- Rombark Location within Poland
- Coordinates: 53°53′18″N 18°39′0″E﻿ / ﻿53.88833°N 18.65000°E
- Country: Poland
- Voivodeship: Pomeranian
- County: Tczew
- Gmina: Pelplin
- Population: 116
- Time zone: UTC+1 (CET)
- • Summer (DST): UTC+2 (CEST)
- Vehicle registration: GTC

= Rombark =

Village in Kociewie

Rombark is a village in the administrative district of Gmina Pelplin, within Tczew County, Pomeranian Voivodeship, in northern Poland. It is located within the ethnocultural region of Kociewie in the historic region of Pomerania.

==History==
The first known mention of the village in the historical record dates from 1302 when the settlement was recorded as Ronnenberg in legal documents. Rombark became a private church village of the monastery in Pelplin, administratively located in the Tczew County in the Pomeranian Voivodeship of the Polish Crown. As a result of the First Partition, the village was absorbed into the Kingdom of Prussia where it was administered under Marienwerder and later Kreis Preußisch Stargard as part of West Prussia. During the War of the Fourth Coalition Rombark was briefly controlled by the forces of Jan Henryk Dąbrowski, but was returned to the control of Prussia as part of the Regierungsbezirk of Danzig.

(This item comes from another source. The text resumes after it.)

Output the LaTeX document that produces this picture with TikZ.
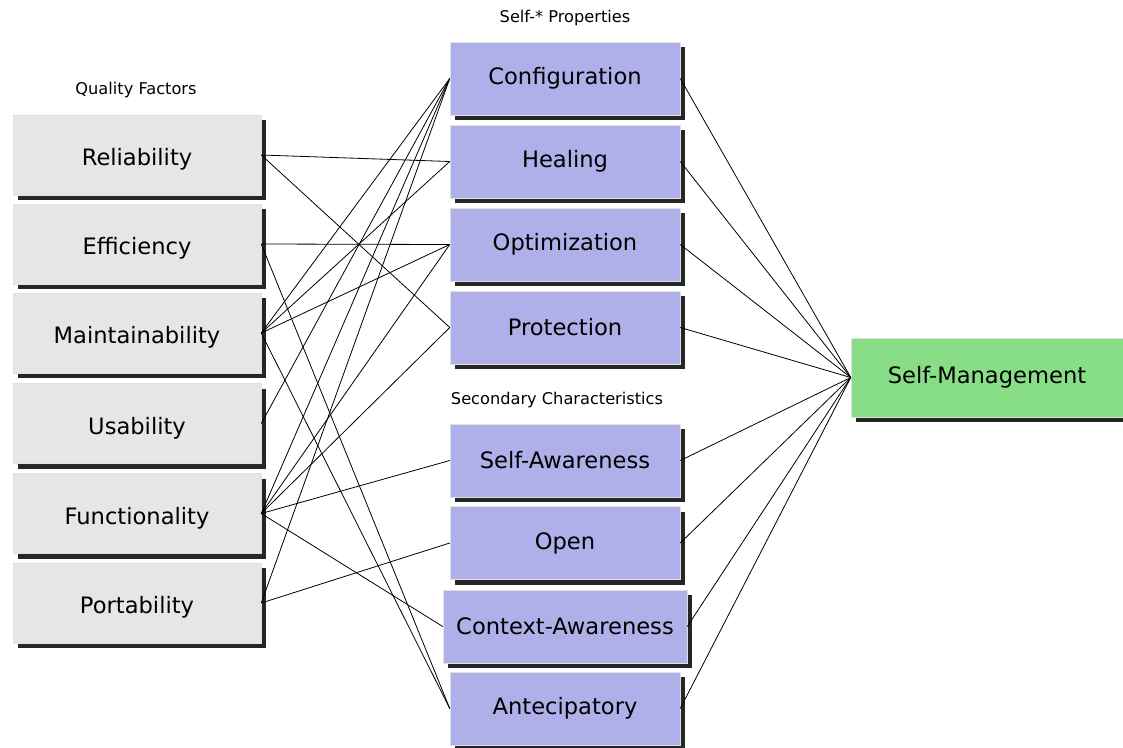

The village would become part of the Second Polish Republic after WWI. During WWII Rombark was annexed by Nazi Germany and renamed Rombarg. After the area was liberated by allied forces in March 1945, the settlement was renamed Kapitulne, before reverting to Rombark. In 1947 a Folk high school was established in the village and a decade later a State Agricultural Farm was organised on some of the surrounding agricultural lands.

==Transport==
The Polish A1 motorway runs nearby, west of the village.